Калькутта — большой город, и в самом деле опрометчиво было бы практиковать пранаяму, ритмизацию дыхания, в нездоровом городском воздухе. Это я понял позже, когда сравнил его с благодетельным воздухом Гималаев, в Хардваре.
— Как вам работалось с Дасгуптой? Как вы изучали санскрит с ним, а потом с тем пандитом?
— Ну, если говорить о санскрите, то я применил методу итальянского индолога Анджело де Губернатиса, как он излагает ее в «Энергии», своей автобиографии. Метода состоит в том, чтобы работать по двенадцать часов в день с грамматикой, словарем и текстом. Так он работал в Берлине. Вебер, его профессор, сказал ему: «Губернатис, не забывайте, осенью (а дело было в начале лета) я начинаю курс санскрита. Но это курс второго года обучения, и я не могу повторять зады для вас одного. Вам надо подтянуться…» Губернатис уединился в хижине под Берлином с санскритским словарем и грамматикой. Два раза в неделю ему приносили хлеб, кофе и молоко. Метода возымела результат. А я последовал примеру Губернатиса. Впрочем, подобные эксперименты, правда не столь радикальные, я уже проводил… Например, когда я учил английский, я занимался по многу часов без передышки. Но тут я стал заниматься по двенадцать часов в день, и только санскритом. С тем единственным исключением, что позволял себе прогулки и использовал время чаепития или обеда, чтобы попрактиковаться в английском — читал я без труда, но говорил плохо. Когда я переселился к Дасгупте, он время от времени заговаривал со мной на санскрите или давал перевести какой‑нибудь текст — в общем, следил за моими успехами. И если я шел достаточно быстро, это, думаю, оттого, что я ни на что не отвлекался. Много месяцев кряду я не держал в руках ни газет, ни детективов, вообще ничего. И такая сосредоточенность исключительно на одном предмете, на санскрите, дала весьма ощутимые результаты.
— Но при такой методе нет ли риска упустить тонкости разговорного языка?
— Есть, конечно.
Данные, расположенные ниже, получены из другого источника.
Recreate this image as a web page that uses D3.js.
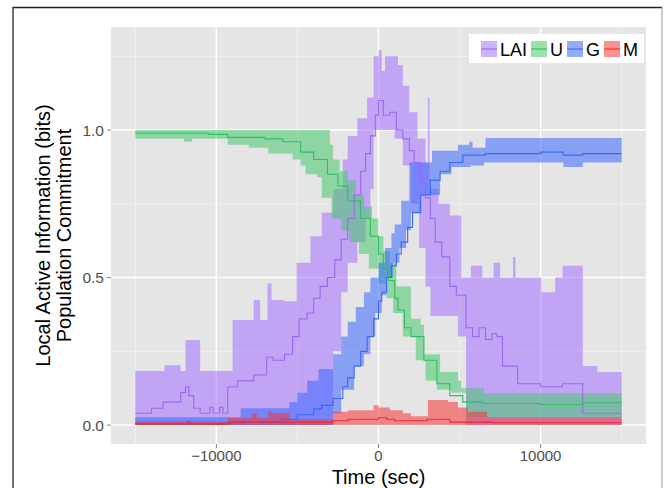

И все‑таки для начала я должен был заложить солидную базу, усвоить структуру языка, грамматический строй, основной словарный запас… Позже я, разумеется, обратился к индийской истории и эстетике, поэзии и искусству. Но первоначальной целью я поставил себе методическое усвоение основ.
— Припоминаю, что Домаль видел в санскрите фактор, поощряющий философскую активность, — что‑то вроде того, что санскритская грамматика предрасполагает к своеобразной метафизике, к познанию себя и всего сущего. У вас нет такого впечатления? Что дало вам знание санскрита?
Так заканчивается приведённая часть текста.